Even if you decide to buy the most expensive type of seed mix, you’ll still find that it’s much more affordable than any kind of sod you can lay in your lawn, so often you can grow a higher-quality lawn from seed than you could get when installing sod … it will just take more time and effort to achieve the lawn of your dreams.
Seeding Your Lawn
The best time of year to plant grass seed for most lawns is the early fall. This is because spring usually brings a greater density of annual weeds which will flourish in the conditions you’ll be creating for your new lawn to grow. This can interfere with grass growth, and even crowd out your young seedlings or rob them of the water you’re delivering.
In order to be successful in growing your own grass from seed, you will have to be consistently patient and attentive to lawn maintenance.
If you want to use seed, you’ll be thrilled to learn that over the long term, it tends to result in a healthier and even more beautiful lawn than sod can give you. As long as you have the patience necessary to see the process of seed growth and root establishment through, you can do better over the longer term.
When you grow grass from seed, the grass will live long term in the soil it originally grew in. This gives it the greatest likelihood of success.
Drawbacks of Starting a New Lawn with Grass Seed
A drawback of starting a lawn from seed vs sod is that it will take longer to grow the kind of lawn you want. There will also be several weeks where your neighbors think you’re weird for spending so much time watering a big patch of dirt.
Patience is a virtue, though, and if you’re willing to put in the time required, you will be rewarded with a lush green lawn.
Be aware that you might come across some challenges in growing grass from seed, however.
For example, re-seeding or overseeding your lawn is sometimes necessary. Grass seed might not take properly in specific spots, could be damaged, or you might just want to reinvigorate your lawn with young plants to keep it thick and healthy.
For obvious reasons, planting seed is much messier than laying sod. It will involve much more work in the soil, tilling or raking and leveling your lot, dust, and water from the irrigation that will surely get you soaked pretty much every day. So get ready for a messy job.
How Soil Preparation Differs for Sod vs Seed
Soil preparation is essential, regardless of whether you choose to grow a lawn from seed or sod. Even sod can fail to take root or thrive if you don’t prepare your soil appropriately.
Proper soil preparation is a critical component to ensuring a lovely and long-lasting lawn for your property. This is true with either type of installation project.
My #1 piece of advice is to start your project by performing a soil test. This will give you information on the characteristics of the soil, the nutrients your yard has in abundance, and some areas where your soil may be coming up short. I use this kit from Amazon which gives me a lab analysis of my soil in an online dashboard. I can highly recommend it.
If you have clay soil, you will have to add some organic matter in order to amend it. This organic matter could be a material such as peat, or screened compost.
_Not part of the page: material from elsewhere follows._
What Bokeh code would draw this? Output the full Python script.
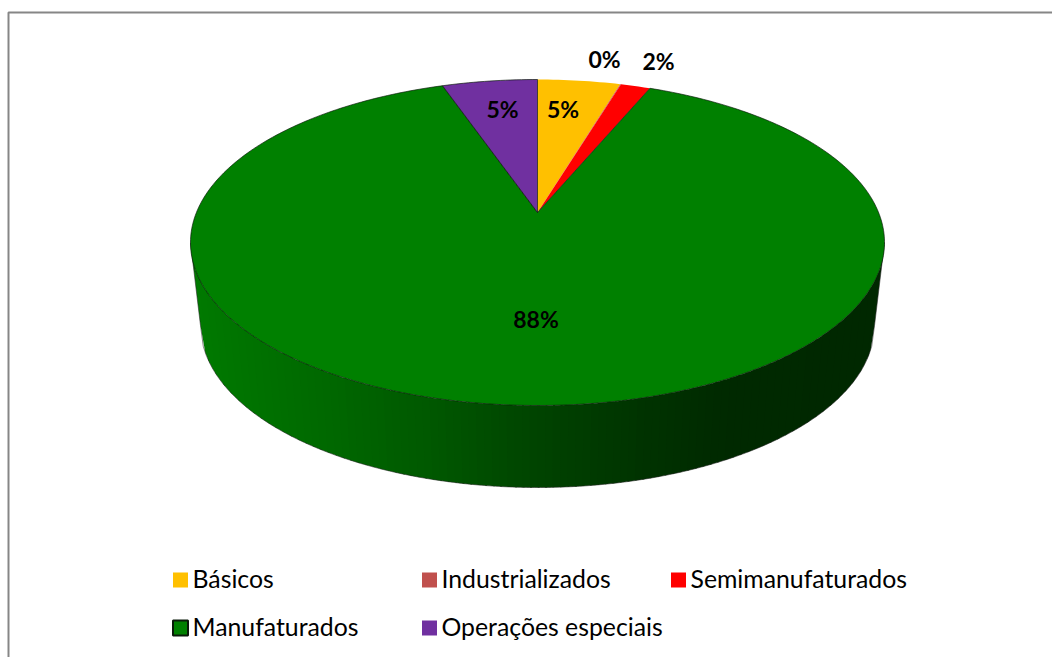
import numpy as np
from bokeh.plotting import figure
from bokeh.models import Range1d
from bokeh.core.properties import value
from bokeh.embed import file_html
from bokeh.resources import INLINE

categories = ["Básicos", "Industrializados", "Semimanufaturados", "Manufaturados", "Operações especiais"]
shares = [4.6, 0.05, 1.65, 88.4, 5.3]
colors = ["#FFC000", "#C0504D", "#FF0000", "#008000", "#7030A0"]

FONT = "Lato"
W, H = 1052, 657
p = figure(width=W, height=H, output_backend="svg", toolbar_location=None,
           x_range=Range1d(0, W), y_range=Range1d(H, 0), min_border=0,
           background_fill_color="white", border_fill_color="white")
p.xaxis.visible = False
p.yaxis.visible = False
p.grid.visible = False
p.outline_line_color = None

# frame
p.line([8, 8, W], [H, 12, 12], line_color="#868686", line_width=2)

# geometry of the tilted disc (screen pixels)
cx, cy, rx, ry = 537.0, 242.0, 347.0, 163.0
cyb, rxb, ryb = 325.0, 337.0, 162.0
k = 0.184  # perspective shift of the disc centre


def rim(theta):
    u, v = np.sin(theta), np.cos(theta)
    d = 1 + k * v
    return cx + rx * u * np.sqrt(1 - k * k) / d, cy - ry * (v + k) / d


apex = (cx, cy - ry * k)

# side wall, shaded in vertical strips
stops_s = [-1.0, -0.6, -0.3, 0.0, 0.3, 0.55, 1.0]
stops_c = [(0, 122, 0), (0, 104, 0), (0, 88, 0), (0, 68, 0), (0, 52, 0), (0, 42, 0), (0, 40, 0)]
n = 90
s = np.linspace(-1, 1, n + 1)
for i in range(n):
    sa, sb = s[i], min(s[i + 1] + 0.006, 1.0)
    q = np.linspace(sa, sb, 3)
    top_x = cx + rx * q
    top_y = cy + ry * np.sqrt(1 - q ** 2)
    bot_x = cx + rxb * q
    bot_y = cyb + ryb * np.sqrt(1 - q ** 2)
    m = (sa + sb) / 2
    col = [int(np.interp(m, stops_s, [c[j] for c in stops_c])) for j in range(3)]
    p.patch(np.r_[top_x, bot_x[::-1]], np.r_[top_y, bot_y[::-1]],
            fill_color="#%02x%02x%02x" % tuple(col), line_color=None)

# wall silhouette
q = np.linspace(-1, 1, 241)
p.line(np.r_[cx - rx, cx + rxb * q, cx + rx], np.r_[cy, cyb + ryb * np.sqrt(1 - q ** 2), cy],
       line_color="#222222", line_width=0.8, line_alpha=0.7)

# slices, clockwise from 12 o'clock
edges = np.r_[0, np.cumsum(shares)] / sum(shares) * 2 * np.pi
for i, name in enumerate(categories):
    t = np.linspace(edges[i], edges[i + 1], max(3, int((edges[i + 1] - edges[i]) * 60)))
    x, y = rim(t)
    outlined = name in ("Manufaturados", "Operações especiais")
    p.patch(np.r_[apex[0], x], np.r_[apex[1], y], fill_color=colors[i],
            line_color="#0a1a0a" if outlined else None, line_width=0.8, line_alpha=0.85)

# data labels
labels = [f"{round(v)}%" for v in shares]
lx = [562.5, 604, 658, 535.5, 502]
ly = [108.5, 58.5, 60.5, 318.5, 108.5]
p.text(lx, ly, text=labels, text_font=value(FONT), text_font_style="bold", text_font_size="23px",
       text_color="#000000", text_align="center", text_baseline="middle")

# legend
sx = [172, 421, 670, 172, 421]
sy = [579.5, 579.5, 579.5, 627.5, 627.5]
for i in range(5):
    p.rect([sx[i] + 8], [sy[i]], width=15, height=15, fill_color=colors[i],
           line_color="#0a1a0a" if i == 3 else None, line_width=2)
p.text([x + 20 for x in sx], [y - 2 for y in sy], text=categories, text_font=value(FONT),
       text_font_size="24.8px", text_color="#000000", text_align="left", text_baseline="middle")

open("out.html", "w").write(file_html(p, INLINE))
Something else you may be required to do is add in some potassium, phosphorus, or nitrogen fertilizer. It will depend on the time of year. The nice thing about the soil test kit I linked above is it gives you specific recommendations on the best fertilizer for your lot. This ensures you’ll see the best possible results (and don’t waste money spreading nutrients your yard already has in abundance.
Choose the Option that Works Best for You
Take the size and characteristics of your property, your personal preferences, and your budget into consideration. These should guide you when making the decision whether to start your new lawn by sod vs seed.
There’s no one-size-fits-all solution to growing a new lawn. If you need to sell your home in a hurry and are looking for instant curb-appeal, go with sod.
Locked down in a global pandemic and looking for a project? Go with seed.
Somewhere in between? I hope some of the information I’ve shared in this article helps to steer you in the right direction.